>> begin Entries shown
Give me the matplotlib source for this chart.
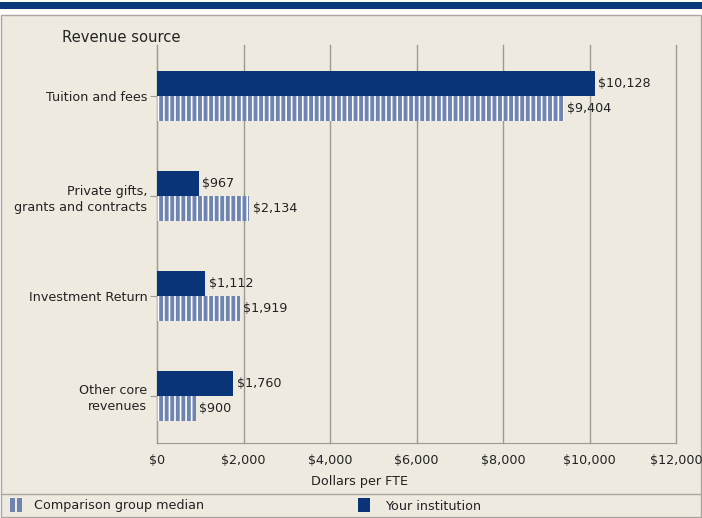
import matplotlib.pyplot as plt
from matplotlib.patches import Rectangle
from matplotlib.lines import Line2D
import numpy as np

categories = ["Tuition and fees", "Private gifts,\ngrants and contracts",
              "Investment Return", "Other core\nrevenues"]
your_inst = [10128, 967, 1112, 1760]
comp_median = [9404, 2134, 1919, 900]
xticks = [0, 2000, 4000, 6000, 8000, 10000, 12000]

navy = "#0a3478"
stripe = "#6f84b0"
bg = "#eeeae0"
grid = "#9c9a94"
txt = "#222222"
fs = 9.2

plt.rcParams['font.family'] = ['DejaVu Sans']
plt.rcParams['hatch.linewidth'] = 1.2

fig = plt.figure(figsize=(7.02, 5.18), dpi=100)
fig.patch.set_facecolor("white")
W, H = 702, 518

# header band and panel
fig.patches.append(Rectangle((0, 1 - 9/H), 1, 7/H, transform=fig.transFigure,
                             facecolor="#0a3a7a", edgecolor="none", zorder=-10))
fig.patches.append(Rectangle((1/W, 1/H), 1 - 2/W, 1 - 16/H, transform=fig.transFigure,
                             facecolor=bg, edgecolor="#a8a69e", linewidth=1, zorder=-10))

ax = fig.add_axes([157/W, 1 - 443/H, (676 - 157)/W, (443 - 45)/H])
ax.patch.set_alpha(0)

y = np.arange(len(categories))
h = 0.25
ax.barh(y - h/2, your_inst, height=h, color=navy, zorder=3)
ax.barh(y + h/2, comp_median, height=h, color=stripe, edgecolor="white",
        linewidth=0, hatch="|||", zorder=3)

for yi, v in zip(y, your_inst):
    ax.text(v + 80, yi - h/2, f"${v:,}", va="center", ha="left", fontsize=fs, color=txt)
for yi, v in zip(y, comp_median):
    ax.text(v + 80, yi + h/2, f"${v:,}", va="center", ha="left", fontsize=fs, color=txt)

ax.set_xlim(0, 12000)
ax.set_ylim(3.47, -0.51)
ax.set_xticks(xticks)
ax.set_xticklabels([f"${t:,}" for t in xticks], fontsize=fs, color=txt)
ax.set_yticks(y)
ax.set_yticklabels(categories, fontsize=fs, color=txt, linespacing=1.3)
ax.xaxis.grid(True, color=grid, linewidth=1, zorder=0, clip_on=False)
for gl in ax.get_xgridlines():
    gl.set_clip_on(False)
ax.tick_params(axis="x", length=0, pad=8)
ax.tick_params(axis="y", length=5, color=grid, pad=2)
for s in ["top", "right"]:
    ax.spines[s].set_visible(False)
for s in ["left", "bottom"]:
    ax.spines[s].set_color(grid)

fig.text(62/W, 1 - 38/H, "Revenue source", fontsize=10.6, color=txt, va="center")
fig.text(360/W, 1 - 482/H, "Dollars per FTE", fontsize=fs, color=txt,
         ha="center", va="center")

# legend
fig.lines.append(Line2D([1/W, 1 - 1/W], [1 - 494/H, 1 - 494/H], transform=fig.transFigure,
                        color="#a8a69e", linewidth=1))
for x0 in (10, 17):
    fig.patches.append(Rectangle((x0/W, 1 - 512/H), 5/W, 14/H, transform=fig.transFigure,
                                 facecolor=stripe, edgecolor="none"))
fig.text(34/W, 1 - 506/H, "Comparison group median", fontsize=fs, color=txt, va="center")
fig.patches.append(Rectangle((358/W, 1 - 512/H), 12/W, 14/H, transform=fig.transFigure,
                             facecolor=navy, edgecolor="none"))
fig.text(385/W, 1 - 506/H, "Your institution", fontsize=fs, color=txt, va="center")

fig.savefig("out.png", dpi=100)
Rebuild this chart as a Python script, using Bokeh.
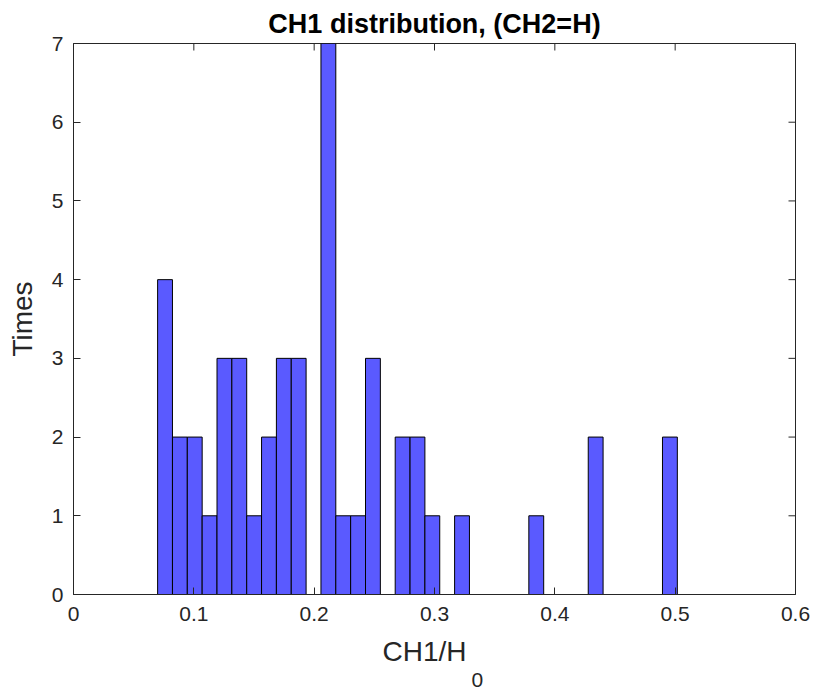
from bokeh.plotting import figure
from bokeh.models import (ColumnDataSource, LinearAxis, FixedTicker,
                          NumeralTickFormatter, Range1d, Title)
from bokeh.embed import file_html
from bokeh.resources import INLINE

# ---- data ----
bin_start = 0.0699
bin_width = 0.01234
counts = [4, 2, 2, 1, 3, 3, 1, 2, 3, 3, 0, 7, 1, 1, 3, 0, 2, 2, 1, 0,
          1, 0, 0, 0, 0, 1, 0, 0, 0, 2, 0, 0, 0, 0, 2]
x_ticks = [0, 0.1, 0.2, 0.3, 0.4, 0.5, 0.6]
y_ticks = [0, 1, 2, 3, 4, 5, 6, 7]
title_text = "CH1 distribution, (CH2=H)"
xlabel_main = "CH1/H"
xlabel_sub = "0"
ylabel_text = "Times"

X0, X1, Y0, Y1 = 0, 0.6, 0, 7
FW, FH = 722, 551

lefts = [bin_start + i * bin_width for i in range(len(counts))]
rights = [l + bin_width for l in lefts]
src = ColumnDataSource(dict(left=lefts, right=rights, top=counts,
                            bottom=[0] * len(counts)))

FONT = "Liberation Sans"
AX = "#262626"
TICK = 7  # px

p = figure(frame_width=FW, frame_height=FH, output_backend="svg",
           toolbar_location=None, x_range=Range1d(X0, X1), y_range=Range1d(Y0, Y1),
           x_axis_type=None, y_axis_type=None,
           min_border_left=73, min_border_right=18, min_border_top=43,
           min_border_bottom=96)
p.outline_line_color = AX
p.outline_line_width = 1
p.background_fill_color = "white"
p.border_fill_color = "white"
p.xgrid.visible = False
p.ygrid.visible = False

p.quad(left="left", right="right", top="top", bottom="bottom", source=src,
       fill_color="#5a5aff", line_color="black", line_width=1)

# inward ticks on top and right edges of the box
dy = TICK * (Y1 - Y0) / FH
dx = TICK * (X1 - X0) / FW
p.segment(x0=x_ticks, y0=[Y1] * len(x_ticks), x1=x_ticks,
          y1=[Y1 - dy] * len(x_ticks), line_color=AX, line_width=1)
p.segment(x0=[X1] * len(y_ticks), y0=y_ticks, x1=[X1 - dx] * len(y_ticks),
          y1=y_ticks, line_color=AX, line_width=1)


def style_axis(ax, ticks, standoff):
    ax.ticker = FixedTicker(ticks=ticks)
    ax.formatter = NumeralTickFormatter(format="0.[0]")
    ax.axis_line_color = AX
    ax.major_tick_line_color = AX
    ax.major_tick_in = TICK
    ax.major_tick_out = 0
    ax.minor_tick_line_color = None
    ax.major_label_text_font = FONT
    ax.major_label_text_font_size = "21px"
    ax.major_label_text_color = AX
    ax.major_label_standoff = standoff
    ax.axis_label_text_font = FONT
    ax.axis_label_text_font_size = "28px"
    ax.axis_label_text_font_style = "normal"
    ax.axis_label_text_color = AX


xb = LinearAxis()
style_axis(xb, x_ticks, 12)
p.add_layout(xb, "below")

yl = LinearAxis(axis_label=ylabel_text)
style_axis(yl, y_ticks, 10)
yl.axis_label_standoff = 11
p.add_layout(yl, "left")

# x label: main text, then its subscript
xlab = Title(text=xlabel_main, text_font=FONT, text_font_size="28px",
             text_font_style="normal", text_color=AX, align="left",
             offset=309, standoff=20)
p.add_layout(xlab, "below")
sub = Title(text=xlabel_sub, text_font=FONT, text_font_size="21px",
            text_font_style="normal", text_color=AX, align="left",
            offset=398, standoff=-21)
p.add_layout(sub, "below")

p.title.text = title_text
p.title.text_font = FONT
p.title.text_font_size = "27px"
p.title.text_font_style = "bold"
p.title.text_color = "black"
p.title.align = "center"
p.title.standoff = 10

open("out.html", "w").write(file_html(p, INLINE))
>> end Entries shown
>> begin Entries shown
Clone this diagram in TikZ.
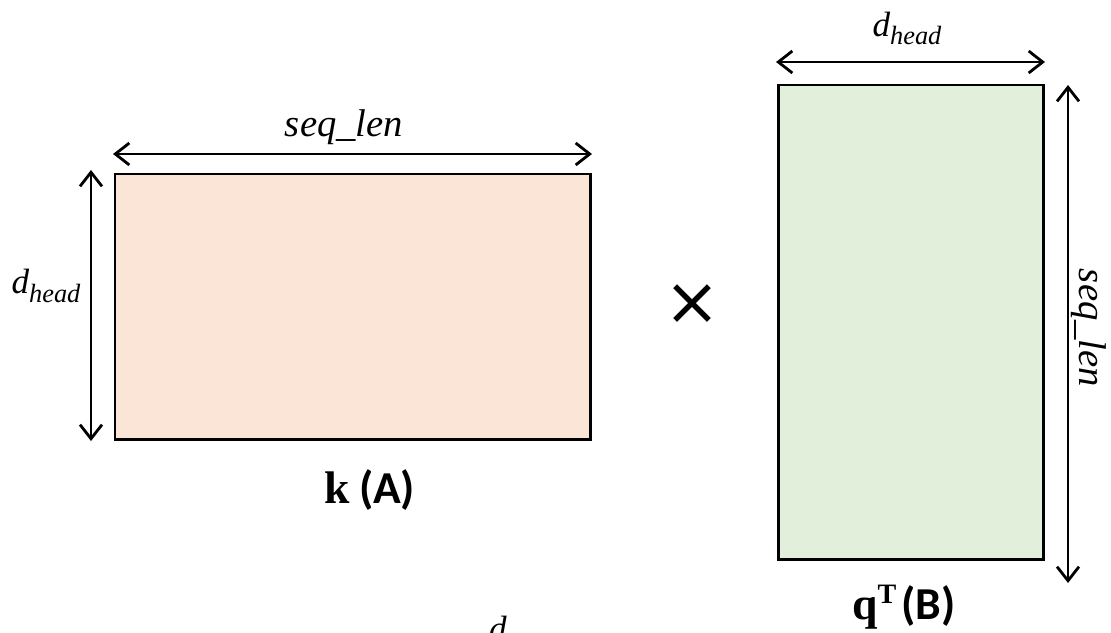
>> end Entries shown
>> begin Entries shown
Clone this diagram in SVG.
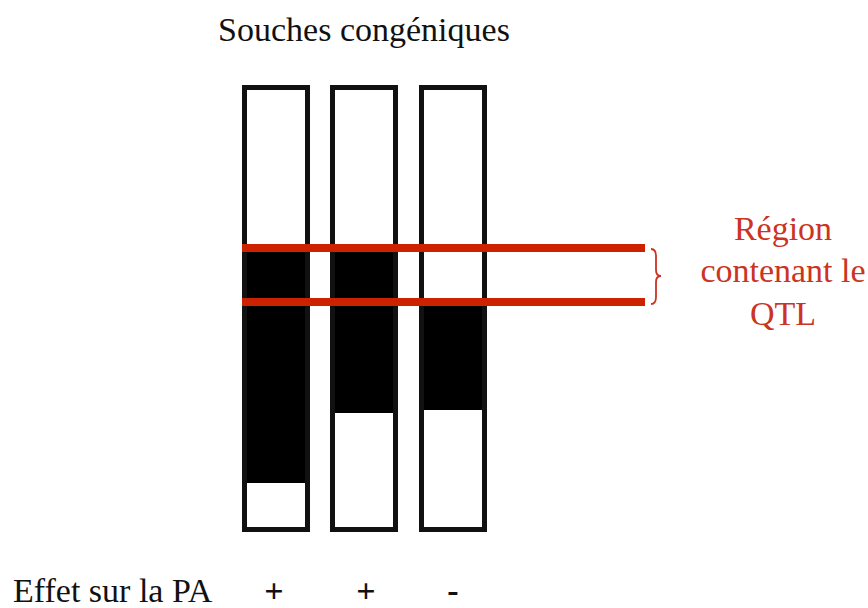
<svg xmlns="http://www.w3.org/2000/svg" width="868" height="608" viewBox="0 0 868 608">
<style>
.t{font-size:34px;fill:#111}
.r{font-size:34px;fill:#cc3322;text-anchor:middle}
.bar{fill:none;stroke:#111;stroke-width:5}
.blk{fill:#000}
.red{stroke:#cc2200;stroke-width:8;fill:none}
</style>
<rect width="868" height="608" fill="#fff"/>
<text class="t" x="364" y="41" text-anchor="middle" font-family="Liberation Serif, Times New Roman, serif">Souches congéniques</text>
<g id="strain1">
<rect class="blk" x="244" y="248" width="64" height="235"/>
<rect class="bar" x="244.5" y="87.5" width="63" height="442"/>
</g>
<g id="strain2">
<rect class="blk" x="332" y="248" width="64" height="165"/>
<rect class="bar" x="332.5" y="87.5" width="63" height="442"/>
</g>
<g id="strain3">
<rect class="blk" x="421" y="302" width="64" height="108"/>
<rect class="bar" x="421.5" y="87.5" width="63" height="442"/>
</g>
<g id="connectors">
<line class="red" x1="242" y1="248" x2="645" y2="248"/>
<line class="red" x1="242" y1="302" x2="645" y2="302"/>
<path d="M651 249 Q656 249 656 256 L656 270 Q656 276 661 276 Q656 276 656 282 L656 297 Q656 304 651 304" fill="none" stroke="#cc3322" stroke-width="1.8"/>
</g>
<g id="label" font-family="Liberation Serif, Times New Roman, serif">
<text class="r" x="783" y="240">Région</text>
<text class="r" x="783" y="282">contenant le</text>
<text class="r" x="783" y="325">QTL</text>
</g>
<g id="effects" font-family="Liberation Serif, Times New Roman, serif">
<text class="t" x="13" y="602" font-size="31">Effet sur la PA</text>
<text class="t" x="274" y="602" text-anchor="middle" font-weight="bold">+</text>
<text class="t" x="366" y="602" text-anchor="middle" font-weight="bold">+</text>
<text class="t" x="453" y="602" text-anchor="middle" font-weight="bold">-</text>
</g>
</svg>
>> end Entries shown
● **Written instruction**: Extract exactly, and only, the lines from the one with "Give me the matplotlib source for this chart." to the one with "W, H = 702, 518", both ends counted. Leave the images behind.

● **Result of this task**:
Give me the matplotlib source for this chart.
import matplotlib.pyplot as plt
from matplotlib.patches import Rectangle
from matplotlib.lines import Line2D
import numpy as np

categories = ["Tuition and fees", "Private gifts,\ngrants and contracts",
              "Investment Return", "Other core\nrevenues"]
your_inst = [10128, 967, 1112, 1760]
comp_median = [9404, 2134, 1919, 900]
xticks = [0, 2000, 4000, 6000, 8000, 10000, 12000]

navy = "#0a3478"
stripe = "#6f84b0"
bg = "#eeeae0"
grid = "#9c9a94"
txt = "#222222"
fs = 9.2

plt.rcParams['font.family'] = ['DejaVu Sans']
plt.rcParams['hatch.linewidth'] = 1.2

fig = plt.figure(figsize=(7.02, 5.18), dpi=100)
fig.patch.set_facecolor("white")
W, H = 702, 518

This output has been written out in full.